The essence of wisdom is getting above the loom to make sense of our life and world by seeing the master plan of our great God who is threading everything together into what will, in the end, be a beautiful tapestry. Sometimes God chooses to not give us a glimpse above the loom just yet. In those moments as we stare up at the loom, faith is choosing to trust that above the loom is a great God who loves us, has a grand design, and sees things very differently than we do. This faith compels us to trust him until the day we join him above the loom. On that day when our faith becomes sight, we will worship him for his gracious work to make our lives, even the worst parts, meaningful, purposeful, and beautiful.
Questions For Personal and Group Study Ecclesiastes 1:12-18
1. How would you answer life’s big three questions, and how have your answers changed over the years?
- • Origins: where do I come from?
- • Meaning: what is the purpose of my life?
- • Destiny: what happens after I die?
2. If you honestly reflected on your life, what things are you are juggling that you need to just drop and let fall to the ground because they are currently a meaningless waste of time?

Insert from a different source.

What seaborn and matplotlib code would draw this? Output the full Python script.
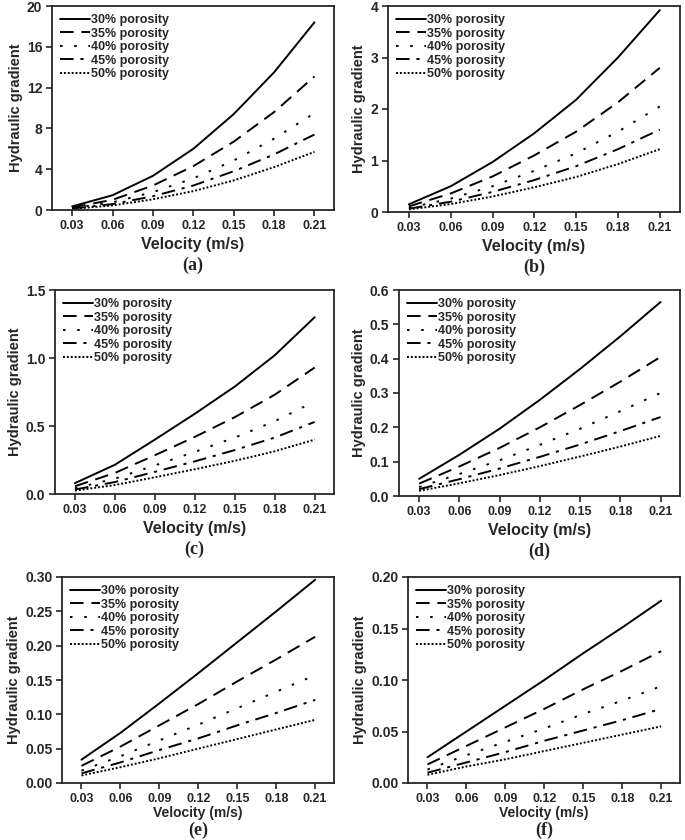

3. How does knowing that the world is cursed help you to respond less angrily and more graciously when things in life just don’t go according to plan?
4. What things have you tried to stuff into life to make it meaningful only to find that they did not satisfy?
5. How would your emotional state be different if you did not believe there was a good God overseeing history and working out everything, even that which is disobedient to him, into a plan for his glory and our good?
6. In what ways has God given you a peer above the loom, so to speak, to see things from his perspective and make your life and its experiences more meaningful?